Source code of charts
[BEGIN]

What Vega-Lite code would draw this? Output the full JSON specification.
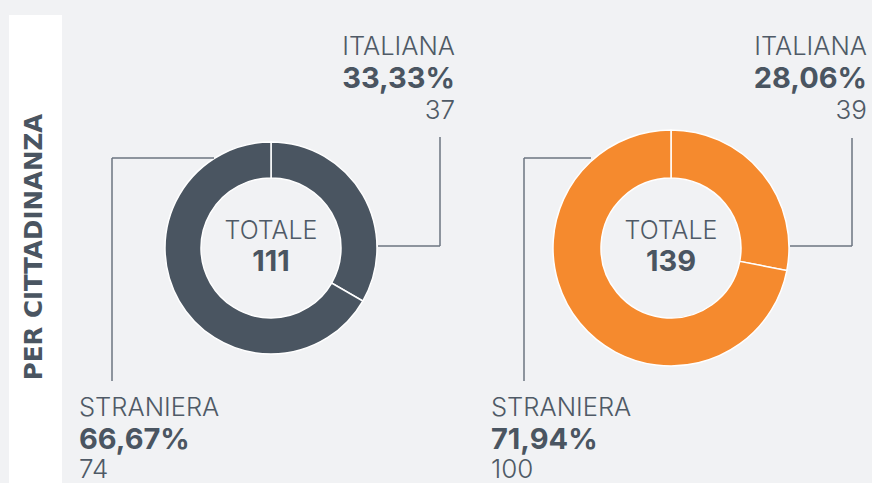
{
  "$schema": "https://vega.github.io/schema/vega-lite/v6.json",
  "width": 872,
  "height": 483,
  "autosize": {"type": "fit", "contains": "padding"},
  "padding": 0,
  "background": "#f1f2f4",
  "config": {
    "view": {"stroke": null},
    "locale": {"number": {"decimal": ",", "thousands": ".", "grouping": [3], "currency": ["", " €"]}},
    "text": {"font": "Inter"}
  },
  "datasets": {
    "cittadinanza": [
      {"gruppo": "A", "categoria": "ITALIANA", "n": 37, "quota": 0.3333, "totale": 111},
      {"gruppo": "A", "categoria": "STRANIERA", "n": 74, "quota": 0.6667, "totale": 111},
      {"gruppo": "B", "categoria": "ITALIANA", "n": 39, "quota": 0.2806, "totale": 139},
      {"gruppo": "B", "categoria": "STRANIERA", "n": 100, "quota": 0.7194, "totale": 139}
    ]
  },
  "data": {"name": "cittadinanza"},
  "encoding": {
    "x": {"type": "quantitative", "scale": {"domain": [0, 872], "nice": false, "zero": false}, "axis": null},
    "y": {"type": "quantitative", "scale": {"domain": [0, 483], "nice": false, "zero": false, "reverse": true}, "axis": null}
  },
  "layer": [
    {
      "data": {"values": [{}]},
      "mark": {"type": "rect", "fill": "#ffffff"},
      "encoding": {"x": {"datum": 9}, "x2": {"datum": 62}, "y": {"datum": 15}, "y2": {"datum": 483}}
    },
    {
      "data": {"values": [{"titolo": "PER CITTADINANZA"}]},
      "mark": {"type": "text", "font": "DejaVu Sans", "angle": 270, "align": "center", "baseline": "middle", "fontSize": 24.5, "fontWeight": "bold", "fill": "#4a5561"},
      "encoding": {"x": {"datum": 35}, "y": {"datum": 247}, "text": {"field": "titolo"}}
    },
    {
      "transform": [
        {"filter": "datum.gruppo == 'A'"},
        {"stack": "n", "groupby": ["gruppo"], "offset": "normalize", "sort": [{"field": "categoria", "order": "ascending"}], "as": ["t0", "t1"]}
      ],
      "mark": {"type": "arc", "radius": 106, "radius2": 70, "fill": "#4a5561", "stroke": "#ffffff", "strokeWidth": 1.5},
      "encoding": {
        "x": {"datum": 271},
        "y": {"datum": 248},
        "theta": {"field": "t0", "type": "quantitative", "scale": {"domain": [0, 1]}},
        "theta2": {"field": "t1"}
      }
    },
    {
      "transform": [
        {"filter": "datum.gruppo == 'B'"},
        {"stack": "n", "groupby": ["gruppo"], "offset": "normalize", "sort": [{"field": "categoria", "order": "ascending"}], "as": ["t0", "t1"]}
      ],
      "mark": {"type": "arc", "radius": 118, "radius2": 70, "fill": "#f58a2e", "stroke": "#ffffff", "strokeWidth": 1.5},
      "encoding": {
        "x": {"datum": 671},
        "y": {"datum": 248},
        "theta": {"field": "t0", "type": "quantitative", "scale": {"domain": [0, 1]}},
        "theta2": {"field": "t1"}
      }
    },
    {"data": {"values": [{}]}, "mark": {"type": "rule", "stroke": "#6b7480", "strokeWidth": 1.5}, "encoding": {"x": {"datum": 378}, "x2": {"datum": 440}, "y": {"datum": 246}, "y2": {"datum": 246}}},
    {"data": {"values": [{}]}, "mark": {"type": "rule", "stroke": "#6b7480", "strokeWidth": 1.5}, "encoding": {"x": {"datum": 440}, "x2": {"datum": 440}, "y": {"datum": 137}, "y2": {"datum": 246}}},
    {"data": {"values": [{}]}, "mark": {"type": "rule", "stroke": "#6b7480", "strokeWidth": 1.5}, "encoding": {"x": {"datum": 112}, "x2": {"datum": 214}, "y": {"datum": 158}, "y2": {"datum": 158}}},
    {"data": {"values": [{}]}, "mark": {"type": "rule", "stroke": "#6b7480", "strokeWidth": 1.5}, "encoding": {"x": {"datum": 112}, "x2": {"datum": 112}, "y": {"datum": 158}, "y2": {"datum": 381}}},
    {"data": {"values": [{}]}, "mark": {"type": "rule", "stroke": "#6b7480", "strokeWidth": 1.5}, "encoding": {"x": {"datum": 790}, "x2": {"datum": 852}, "y": {"datum": 246}, "y2": {"datum": 246}}},
    {"data": {"values": [{}]}, "mark": {"type": "rule", "stroke": "#6b7480", "strokeWidth": 1.5}, "encoding": {"x": {"datum": 852}, "x2": {"datum": 852}, "y": {"datum": 138}, "y2": {"datum": 246}}},
    {"data": {"values": [{}]}, "mark": {"type": "rule", "stroke": "#6b7480", "strokeWidth": 1.5}, "encoding": {"x": {"datum": 524}, "x2": {"datum": 591}, "y": {"datum": 158}, "y2": {"datum": 158}}},
    {"data": {"values": [{}]}, "mark": {"type": "rule", "stroke": "#6b7480", "strokeWidth": 1.5}, "encoding": {"x": {"datum": 524}, "x2": {"datum": 524}, "y": {"datum": 158}, "y2": {"datum": 381}}},

    {"transform": [{"filter": "datum.gruppo == 'A' && datum.categoria == 'ITALIANA'"}], "mark": {"type": "text", "align": "right", "baseline": "alphabetic", "fontSize": 25.5, "fontWeight": 300, "fill": "#4f5a66"}, "encoding": {"x": {"datum": 455}, "y": {"datum": 55}, "text": {"field": "categoria"}}},
    {"transform": [{"filter": "datum.gruppo == 'A' && datum.categoria == 'ITALIANA'"}], "mark": {"type": "text", "align": "right", "baseline": "alphabetic", "fontSize": 29, "fontWeight": "bold", "fill": "#4a5561"}, "encoding": {"x": {"datum": 455}, "y": {"datum": 88}, "text": {"field": "quota", "type": "quantitative", "format": ".2%"}}},
    {"transform": [{"filter": "datum.gruppo == 'A' && datum.categoria == 'ITALIANA'"}], "mark": {"type": "text", "align": "right", "baseline": "alphabetic", "fontSize": 26, "fontWeight": 300, "fill": "#4f5a66"}, "encoding": {"x": {"datum": 455}, "y": {"datum": 119}, "text": {"field": "n", "type": "quantitative"}}},

    {"transform": [{"filter": "datum.gruppo == 'B' && datum.categoria == 'ITALIANA'"}], "mark": {"type": "text", "align": "right", "baseline": "alphabetic", "fontSize": 25.5, "fontWeight": 300, "fill": "#4f5a66"}, "encoding": {"x": {"datum": 867}, "y": {"datum": 55}, "text": {"field": "categoria"}}},
    {"transform": [{"filter": "datum.gruppo == 'B' && datum.categoria == 'ITALIANA'"}], "mark": {"type": "text", "align": "right", "baseline": "alphabetic", "fontSize": 29, "fontWeight": "bold", "fill": "#4a5561"}, "encoding": {"x": {"datum": 867}, "y": {"datum": 88}, "text": {"field": "quota", "type": "quantitative", "format": ".2%"}}},
    {"transform": [{"filter": "datum.gruppo == 'B' && datum.categoria == 'ITALIANA'"}], "mark": {"type": "text", "align": "right", "baseline": "alphabetic", "fontSize": 26, "fontWeight": 300, "fill": "#4f5a66"}, "encoding": {"x": {"datum": 867}, "y": {"datum": 119}, "text": {"field": "n", "type": "quantitative"}}},

    {"transform": [{"filter": "datum.gruppo == 'A' && datum.categoria == 'STRANIERA'"}], "mark": {"type": "text", "align": "left", "baseline": "alphabetic", "fontSize": 25.5, "fontWeight": 300, "fill": "#4f5a66"}, "encoding": {"x": {"datum": 79}, "y": {"datum": 416}, "text": {"field": "categoria"}}},
    {"transform": [{"filter": "datum.gruppo == 'A' && datum.categoria == 'STRANIERA'"}], "mark": {"type": "text", "align": "left", "baseline": "alphabetic", "fontSize": 29, "fontWeight": "bold", "fill": "#4a5561"}, "encoding": {"x": {"datum": 79}, "y": {"datum": 449}, "text": {"field": "quota", "type": "quantitative", "format": ".2%"}}},
    {"transform": [{"filter": "datum.gruppo == 'A' && datum.categoria == 'STRANIERA'"}], "mark": {"type": "text", "align": "left", "baseline": "alphabetic", "fontSize": 26, "fontWeight": 300, "fill": "#4f5a66"}, "encoding": {"x": {"datum": 79}, "y": {"datum": 478}, "text": {"field": "n", "type": "quantitative"}}},

    {"transform": [{"filter": "datum.gruppo == 'B' && datum.categoria == 'STRANIERA'"}], "mark": {"type": "text", "align": "left", "baseline": "alphabetic", "fontSize": 25.5, "fontWeight": 300, "fill": "#4f5a66"}, "encoding": {"x": {"datum": 491}, "y": {"datum": 416}, "text": {"field": "categoria"}}},
    {"transform": [{"filter": "datum.gruppo == 'B' && datum.categoria == 'STRANIERA'"}], "mark": {"type": "text", "align": "left", "baseline": "alphabetic", "fontSize": 29, "fontWeight": "bold", "fill": "#4a5561"}, "encoding": {"x": {"datum": 491}, "y": {"datum": 449}, "text": {"field": "quota", "type": "quantitative", "format": ".2%"}}},
    {"transform": [{"filter": "datum.gruppo == 'B' && datum.categoria == 'STRANIERA'"}], "mark": {"type": "text", "align": "left", "baseline": "alphabetic", "fontSize": 26, "fontWeight": 300, "fill": "#4f5a66"}, "encoding": {"x": {"datum": 491}, "y": {"datum": 478}, "text": {"field": "n", "type": "quantitative"}}},

    {"data": {"values": [{"etichetta": "TOTALE"}]}, "mark": {"type": "text", "align": "center", "baseline": "alphabetic", "fontSize": 25, "fontWeight": 300, "fill": "#4f5a66"}, "encoding": {"x": {"datum": 271}, "y": {"datum": 239}, "text": {"field": "etichetta"}}},
    {"data": {"values": [{"etichetta": "TOTALE"}]}, "mark": {"type": "text", "align": "center", "baseline": "alphabetic", "fontSize": 25, "fontWeight": 300, "fill": "#4f5a66"}, "encoding": {"x": {"datum": 671}, "y": {"datum": 239}, "text": {"field": "etichetta"}}},
    {"transform": [{"filter": "datum.gruppo == 'A' && datum.categoria == 'ITALIANA'"}], "mark": {"type": "text", "align": "center", "baseline": "alphabetic", "fontSize": 29, "fontWeight": "bold", "fill": "#4a5561"}, "encoding": {"x": {"datum": 271}, "y": {"datum": 271}, "text": {"field": "totale", "type": "quantitative"}}},
    {"transform": [{"filter": "datum.gruppo == 'B' && datum.categoria == 'ITALIANA'"}], "mark": {"type": "text", "align": "center", "baseline": "alphabetic", "fontSize": 29, "fontWeight": "bold", "fill": "#4a5561"}, "encoding": {"x": {"datum": 671}, "y": {"datum": 271}, "text": {"field": "totale", "type": "quantitative"}}}
  ]
}
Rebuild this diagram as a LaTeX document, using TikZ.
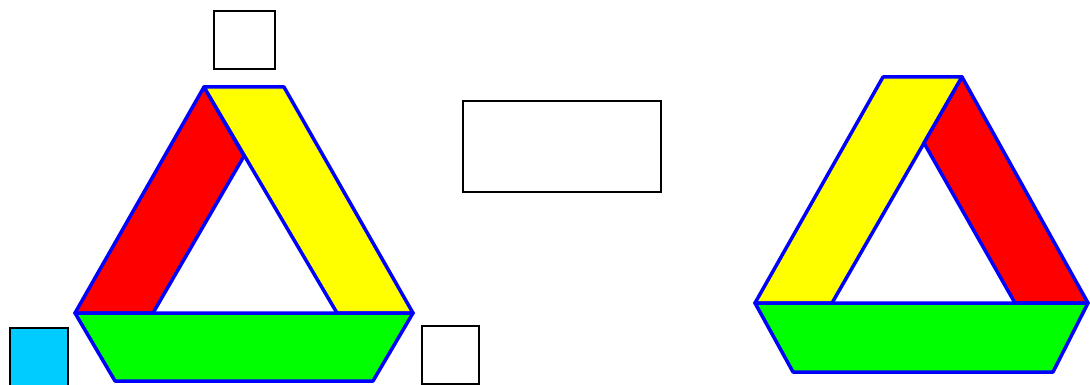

[END]

To be done
In the listing above, count each line that holds the string "this". Give the number only.

The output
2